__Exercise requirements__
Leave out the pictures and return every entry exactly as it appears.

Entries with chart source code
━━━━━━━━━━━━━━━━

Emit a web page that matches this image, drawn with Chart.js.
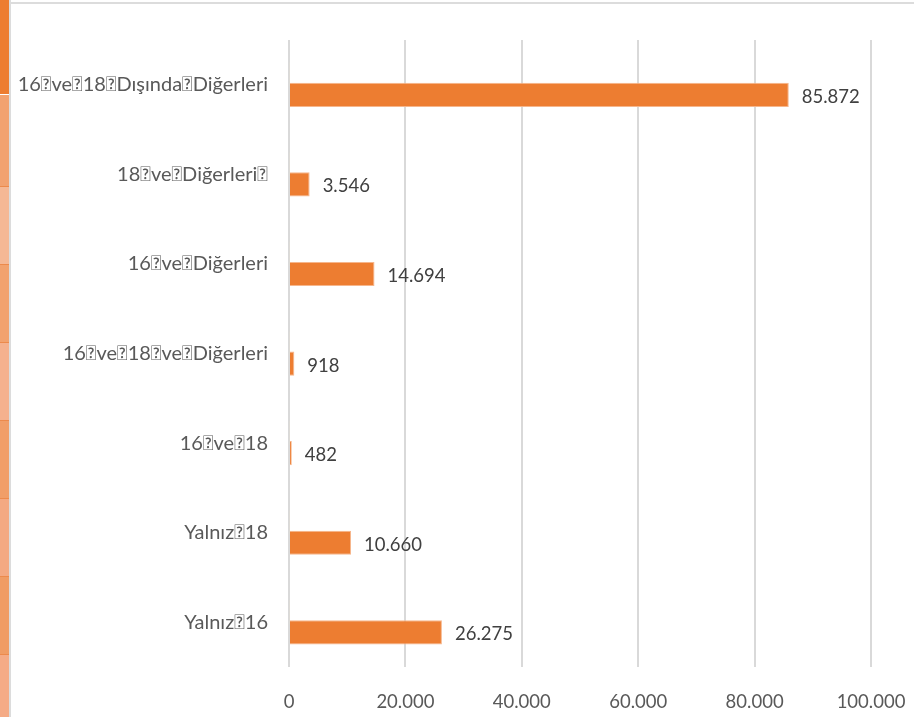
<!DOCTYPE html>
<html>
<head>
<meta charset="utf-8">
<script src="https://cdn.jsdelivr.net/npm/chart.js@4.4.1/dist/chart.umd.min.js"></script>
<style>
  html, body { margin: 0; padding: 0; background: #fff; }
  #wrap { width: 914px; height: 717px; position: relative; }
</style>
</head>
<body>
<div id="wrap"><canvas id="myChart"></canvas></div>
<script>
const categories = [
    '16\uF020ve\uF02018\uF020Dışında\uF020Diğerleri',
    '18\uF020ve\uF020Diğerleri\uF020',
    '16\uF020ve\uF020Diğerleri',
    '16\uF020ve\uF02018\uF020ve\uF020Diğerleri',
    '16\uF020ve\uF02018',
    'Yalnız\uF02018',
    'Yalnız\uF02016'
];
const counts = [85872, 3546, 14694, 918, 482, 10660, 26275];
const otherCounts = [150, 150, 150, 150, 150, 150, 150];
const xTicks = [0, 20000, 40000, 60000, 80000, 100000];

const stripColors = ['#ED7D31', '#F2A270', '#F5B895', '#F2A26E', '#F5B18E', '#F19E68', '#F4A982', '#F09C64', '#F5AB86'];

function fmt(v) {
    return String(v).replace(/\B(?=(\d{3})+(?!\d))/g, '.');
}

// side strip and frame lines around the chart
const frame = {
    id: 'frame',
    beforeDraw(chart) {
        const c = chart.ctx;
        c.save();
        let y = 0;
        const heights = [94, 92, 78, 78, 78, 78, 78, 78, 63];
        stripColors.forEach((col, i) => {
            c.fillStyle = col;
            c.fillRect(0, y, 9, heights[i]);
            if (i > 0) {
                c.fillStyle = i == 1 ? '#ffffff' : '#EC8A4C';
                c.fillRect(0, y, 9, 1);
            }
            y += heights[i];
        });
        c.fillStyle = '#dcdcdc';
        c.fillRect(9, 0, 2, 717);
        c.fillRect(11, 2, 903, 2);
        c.restore();
    }
};

// value labels to the right of each bar
const valueLabels = {
    id: 'valueLabels',
    afterDatasetsDraw(chart) {
        const c = chart.ctx;
        const meta = chart.getDatasetMeta(1);
        c.save();
        c.font = '18.5px Lato';
        c.fillStyle = '#404040';
        c.textBaseline = 'middle';
        meta.data.forEach((bar, i) => {
            c.fillText(fmt(counts[i]), bar.x + 13, bar.y + 2);
        });
        c.restore();
    }
};

const ctx = document.getElementById('myChart');
new Chart(ctx, {
    type: 'bar',
    data: {
        labels: categories,
        datasets: [{
            label: 'Diğer',
            data: otherCounts,
            backgroundColor: '#F1E4C6',
            categoryPercentage: 0.45,
            barPercentage: 1.2
        }, {
            label: 'Sayı',
            data: counts,
            backgroundColor: '#ED7D31',
            borderColor: '#F6B68C',
            borderWidth: 1,
            borderSkipped: 'left',
            categoryPercentage: 0.45,
            barPercentage: 1.2
        }]
    },
    options: {
        indexAxis: 'y',
        responsive: true,
        maintainAspectRatio: false,
        animation: false,
        layout: { padding: { top: 40, right: 43, left: 0, bottom: 0 } },
        plugins: {
            legend: { display: false },
            tooltip: { enabled: false }
        },
        scales: {
            x: {
                min: 0,
                max: 100000,
                afterBuildTicks(scale) {
                    scale.ticks = xTicks.map(v => ({ value: v }));
                },
                afterFit(scale) {
                    scale.height = 50;
                    scale.paddingLeft = 0;
                    scale.paddingRight = 0;
                },
                grid: { color: '#d9d9d9', lineWidth: 2, drawTicks: false },
                border: { display: false },
                ticks: {
                    padding: 24,
                    color: '#595959',
                    font: { family: 'Lato', size: 18.5 },
                    callback: v => fmt(v)
                }
            },
            y: {
                afterFit(scale) { scale.width = 289; },
                grid: { display: false },
                border: { display: false },
                ticks: {
                    padding: 13,
                    color: '#595959',
                    font: { family: 'Lato', size: 20 }
                }
            }
        }
    },
    plugins: [frame, valueLabels]
});
</script>
</body>
</html>
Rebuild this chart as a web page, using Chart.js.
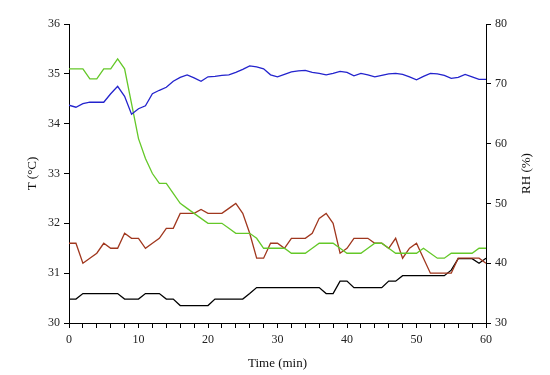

━━━━━━━━━━━━━━━━

__Result of the exercise__
Emit a web page that matches this image, drawn with Chart.js.
<!DOCTYPE html>
<html>
<head>
<meta charset="utf-8">
<script src="https://cdn.jsdelivr.net/npm/chart.js@4.4.1/dist/chart.umd.min.js"></script>
<style>
  html, body { margin: 0; padding: 0; background: #fff; }
  #wrap { width: 914px; height: 717px; position: relative; }
</style>
</head>
<body>
<div id="wrap"><canvas id="myChart"></canvas></div>
<script>
const categories = [
    '16\uF020ve\uF02018\uF020Dışında\uF020Diğerleri',
    '18\uF020ve\uF020Diğerleri\uF020',
    '16\uF020ve\uF020Diğerleri',
    '16\uF020ve\uF02018\uF020ve\uF020Diğerleri',
    '16\uF020ve\uF02018',
    'Yalnız\uF02018',
    'Yalnız\uF02016'
];
const counts = [85872, 3546, 14694, 918, 482, 10660, 26275];
const otherCounts = [150, 150, 150, 150, 150, 150, 150];
const xTicks = [0, 20000, 40000, 60000, 80000, 100000];

const stripColors = ['#ED7D31', '#F2A270', '#F5B895', '#F2A26E', '#F5B18E', '#F19E68', '#F4A982', '#F09C64', '#F5AB86'];

function fmt(v) {
    return String(v).replace(/\B(?=(\d{3})+(?!\d))/g, '.');
}

// side strip and frame lines around the chart
const frame = {
    id: 'frame',
    beforeDraw(chart) {
        const c = chart.ctx;
        c.save();
        let y = 0;
        const heights = [94, 92, 78, 78, 78, 78, 78, 78, 63];
        stripColors.forEach((col, i) => {
            c.fillStyle = col;
            c.fillRect(0, y, 9, heights[i]);
            if (i > 0) {
                c.fillStyle = i == 1 ? '#ffffff' : '#EC8A4C';
                c.fillRect(0, y, 9, 1);
            }
            y += heights[i];
        });
        c.fillStyle = '#dcdcdc';
        c.fillRect(9, 0, 2, 717);
        c.fillRect(11, 2, 903, 2);
        c.restore();
    }
};

// value labels to the right of each bar
const valueLabels = {
    id: 'valueLabels',
    afterDatasetsDraw(chart) {
        const c = chart.ctx;
        const meta = chart.getDatasetMeta(1);
        c.save();
        c.font = '18.5px Lato';
        c.fillStyle = '#404040';
        c.textBaseline = 'middle';
        meta.data.forEach((bar, i) => {
            c.fillText(fmt(counts[i]), bar.x + 13, bar.y + 2);
        });
        c.restore();
    }
};

const ctx = document.getElementById('myChart');
new Chart(ctx, {
    type: 'bar',
    data: {
        labels: categories,
        datasets: [{
            label: 'Diğer',
            data: otherCounts,
            backgroundColor: '#F1E4C6',
            categoryPercentage: 0.45,
            barPercentage: 1.2
        }, {
            label: 'Sayı',
            data: counts,
            backgroundColor: '#ED7D31',
            borderColor: '#F6B68C',
            borderWidth: 1,
            borderSkipped: 'left',
            categoryPercentage: 0.45,
            barPercentage: 1.2
        }]
    },
    options: {
        indexAxis: 'y',
        responsive: true,
        maintainAspectRatio: false,
        animation: false,
        layout: { padding: { top: 40, right: 43, left: 0, bottom: 0 } },
        plugins: {
            legend: { display: false },
            tooltip: { enabled: false }
        },
        scales: {
            x: {
                min: 0,
                max: 100000,
                afterBuildTicks(scale) {
                    scale.ticks = xTicks.map(v => ({ value: v }));
                },
                afterFit(scale) {
                    scale.height = 50;
                    scale.paddingLeft = 0;
                    scale.paddingRight = 0;
                },
                grid: { color: '#d9d9d9', lineWidth: 2, drawTicks: false },
                border: { display: false },
                ticks: {
                    padding: 24,
                    color: '#595959',
                    font: { family: 'Lato', size: 18.5 },
                    callback: v => fmt(v)
                }
            },
            y: {
                afterFit(scale) { scale.width = 289; },
                grid: { display: false },
                border: { display: false },
                ticks: {
                    padding: 13,
                    color: '#595959',
                    font: { family: 'Lato', size: 20 }
                }
            }
        }
    },
    plugins: [frame, valueLabels]
});
</script>
</body>
</html>
Rebuild this chart as a web page, using Chart.js.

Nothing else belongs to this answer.